Very young (23) and very pretty (especially sans make-up), Norma Shearer doubles up to play Good Girl & Bad Girl, each falling for the same swell guy in this modest charmer.* Neatly helmed by Monta Bell (an Ernst Lubitsch manqué who didn’t survive the transition to sound), there’s just a bit of double-exposure trickery (plus a hug between the two Normas achieved with a quick cut to a double) in a parallel storyline that uses matching dissolves to join the stories of Rich Motherless Private School Norma to Orphaned Reform School Norma as one matriculates into Society’s Swirl while the other gets coarsely done-up for her nightly rounds at the Dance Hall. That’s blandly handsome Malcolm McGregor as the inventor both girls covet, but will he sell his patented safe-cracking technology to robbers or store owners? Bad Norma pushes him toward the high road, but since no good deed goes unpunished, watches helplessly as she starts losing him to Good Norma, daughter of a rich banker who buys the system. Only problem, Good Norma sees the heartbreak in Bad Norma’s eyes, in spite of clueless/classless longtime steady George K. Arthur, and refuses McGregor's marriage proposal. Cue renunciation scene. Shearer chews the scenery a bit more than necessary, but generally carries it off. (She’d briefly hit her full potential working with Ernst Lubitsch for real in THE STUDENT PRINCE/’27. LINK: https://maksquibs.blogspot.com/2020/03/the-student-prince-in-old-heidelberg.html) But this film knows what it’s up to and puts it over in confident late-silent fashion. Excellent tinted elements in a nicely scored & restored TCM edition.
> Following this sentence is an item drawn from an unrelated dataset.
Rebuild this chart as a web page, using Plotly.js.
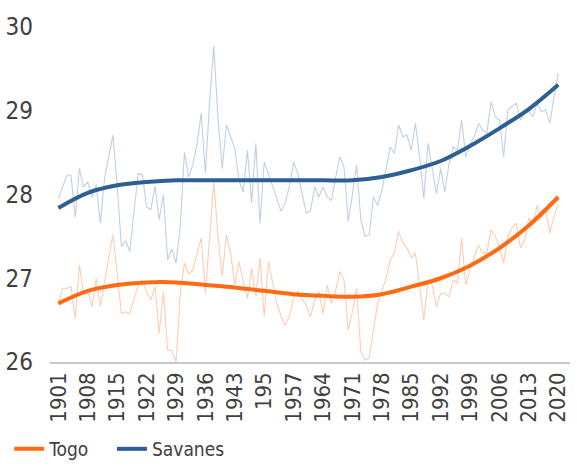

DOUBLE-BILL: *Mary Pickford set the standard for this setup playing a wealthy sheltered invalid and an orphaned scrub girl on the invalid's estate who both fall for the same gentleman caller in STELLA MARIS/’18. It lacks the polish of this late 1925 silent, but Pickford is something of an astonishment. Miss an early title card and you might not realize she’s playing both roles.
SCREWY THOUGHT OF THE DAY: Odd that physical similarities between the two Normas play no part in the storyline. Perhaps scripter Adela Rogers St. John didn’t write it specifically for one actress to play both roles. BTW, Rogers St. John, William Randolph Hearst’s favorite ‘girl reporter,’ was the role model for just about every girl reporter in all those ‘30s & ‘40s newspaper pics, hard-boiled, but soft underneath. She’s Jean Arthur in MR. DEEDS/’36, scores more.